© Times-Herald photo by Lisa Goudy
Al Bromley, director of human resource services with the City of Moose Jaw, discusses the details of a safety incentives program at the Jan. 13, 2014 budget committee meeting at city hall.
Pending council approval, the city will have a safety incentive program.
“(The program) would be consisting of communication pieces, pointed training and education, awareness campaigns as well as department safety incentive award programs,” said Al Bromley, director of human resource services with the City of Moose Jaw. “We would like to emphasize themes of hazard identification and correction, anti-violence, respect in the workplace and the delivery of a standardized safety process instruction system throughout our various departments and the work performed.”
In 2007, the city had a Workers’ Compensation Board (WCB) surcharge of $251,722. There were 1,382.75 lost time days or 31 lost time claims. In 2013, the city’s surcharge was reduced to $66,207.
In 2014, the city will have a WCB rebate of $17,000. The city had budgeted for a $50,000 surcharge and so the net budgetary savings will be $67,000 for the 2014 budget year.
Budget committee approved Bromley’s request for $20,000 of those budgetary savings be allocated to a new safety incentive program.
“What an amazing turnaround it’s been since 2007. However, it’s our belief that the work is really just beginning,” said Bromley.
He said the money would be used for things such as standardized process posters for jobs performed on machinery, vehicles or equipment, rewarding departments for the number of days since the last lost time accident and a hazardous identification award program.
“Individuals would bring to the attention of their supervisor a hazardous condition and that might be through a photo with their cell phone or just a detailed description of the area and the problem concerned and those types of reports would bring about an overall safer workplace,” said Bromley. “There could be elements of education and instruction in this as well.”
But Coun. Dawn Luhning said she wasn’t sure spending money on posters would help.
“I’m not saying ongoing training isn’t a bad idea. I actually think the training part of bringing in maybe a speaker here and there to speak to our employees about that is a good idea,” she said. “I’m just saying the numbers kind of prove already that our workforce is doing well.”
City manager Matt Noble said the city is doing well, but the city has also been “very fortunate.”
“Towards the end of the year, we encountered three serious incidents that could’ve totally reversed and taken us back to the surcharge. What we’re trying to do is head that off,” he said. “It doesn’t take much in terms of some of the safety issues that we encounter if one of them were to be a full-blown accident.”
Luhning said she liked the idea of bringing in trainers to speak to the workforce, but she doesn’t want to “see us waste money on things that aren’t going to protect employees from these serious incidents.”

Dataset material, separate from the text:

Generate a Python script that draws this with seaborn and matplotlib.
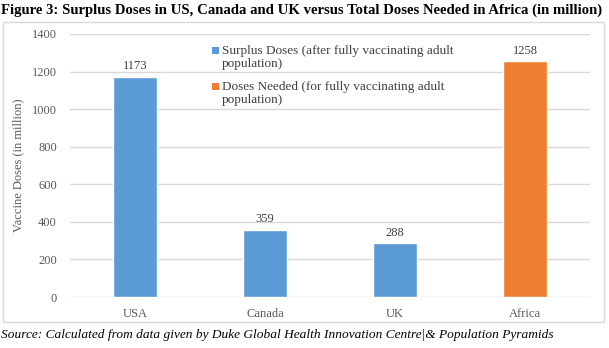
import matplotlib
matplotlib.use("Agg")
import matplotlib.pyplot as plt
from matplotlib.patches import Rectangle
import seaborn as sns
import pandas as pd

categories = ["USA", "Canada", "UK", "Africa"]
doses = [1173, 359, 288, 1258]
series_names = [
    "Surplus Doses (after fully vaccinating adult\npopulation)",
    "Doses Needed (for fully vaccinating adult\npopulation)",
]
series = [series_names[0], series_names[0], series_names[0], series_names[1]]
series_colors = ["#5B9BD5", "#ED7D31"]
yticks = [0, 200, 400, 600, 800, 1000, 1200, 1400]

sns.set_theme(style="white")
plt.rcParams["font.family"] = ["Liberation Serif", "DejaVu Serif"]

df = pd.DataFrame({"Country": categories, "Doses": doses, "Series": series})
palette = dict(zip(series_names, series_colors))

W, H = 609, 348
fig = plt.figure(figsize=(W / 100, H / 100), dpi=100)
fig.patch.set_facecolor("white")

# chart frame
fig.patches.append(Rectangle((3 / W, 1 - 322 / H), 601 / W, 300 / H,
                             transform=fig.transFigure, fill=False,
                             edgecolor="#d9d9d9", linewidth=1.0))

ax = fig.add_axes([70 / W, 1 - 297 / H, 520 / W, 263 / H])
sns.barplot(data=df, x="Country", y="Doses", hue="Series", palette=palette,
            dodge=False, width=0.34, ax=ax, saturation=1, legend=False)

ax.set_ylim(0, 1400)
ax.set_yticks(yticks)
ax.set_xlim(-0.5, 3.5)
ax.yaxis.grid(True, color="#d9d9d9", linewidth=1.0)
ax.set_axisbelow(True)
for s in ax.spines.values():
    s.set_visible(False)
ax.tick_params(axis="both", length=0, labelsize=9, colors="#595959")
ax.tick_params(axis="x", pad=8)
ax.tick_params(axis="y", pad=9.5)
ax.set_xlabel("")
ax.set_ylabel("Vaccine Doses (in million)", fontsize=9, color="#595959")
ax.yaxis.set_label_coords(-46 / 520, 0.5)

for c in ax.containers:
    ax.bar_label(c, fmt="%d", fontsize=9, color="#404040", padding=3)

# legend: square key aligned with the first text line of each entry
for name, color, y_px in zip(series_names, series_colors, [50, 86]):
    fig.patches.append(Rectangle((212 / W, 1 - (y_px + 3.5) / H), 7 / W, 7 / H,
                                 transform=fig.transFigure, facecolor=color,
                                 edgecolor="none"))
    fig.text(222 / W, 1 - (y_px - 5) / H, name, fontsize=9.5, color="#404040",
             va="top", ha="left", linespacing=1.1)

fig.text(0.002, 1 - 10 / H,
         "Figure 3: Surplus Doses in US, Canada and UK versus Total Doses Needed in Africa (in million)",
         fontsize=10.65, fontweight="bold", va="center", ha="left", color="black")
fig.text(0.002, 1 - 335 / H,
         "Source: Calculated from data given by Duke Global Health Innovation Centre|& Population Pyramids",
         fontsize=9.65, fontstyle="italic", va="center", ha="left", color="black")

fig.savefig("out.png", dpi=100)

“I mean, $20,000 might not seem a lot, but it is in the whole scheme of our budget and where we’re at with infrastructure and stuff like that,” she said. “I’m just trying to ask the questions to justify putting the $20,000-line in.”
However, Coun. Heather Eby said it is a “good news story for the City of Moose Jaw.”
“To me it’s a $20,000-investment of safety of our workforce as opposed to a $20,000-investment of WCB,” she said.
Coun. Don Mitchell echoed similar sentiments.
“I think that we’re being asked to use a portion of the savings to provide greater strength and sustainability to the direction that’s already being pursued by the human resource director,” he said. “I think this is a solid investment.”
Mayor Deb Higgins said she’d rather invest $20,000 for safety rather than pay it as a surcharge to the WCB.
“For sure there’s been a lot of work done, but I think we all know it has to be new and it has to be (from) a number of different directions,” said Higgins. “Otherwise people become immune to the information or immune to the types of initiatives that are put in place so it always has to be reinvented somewhat.”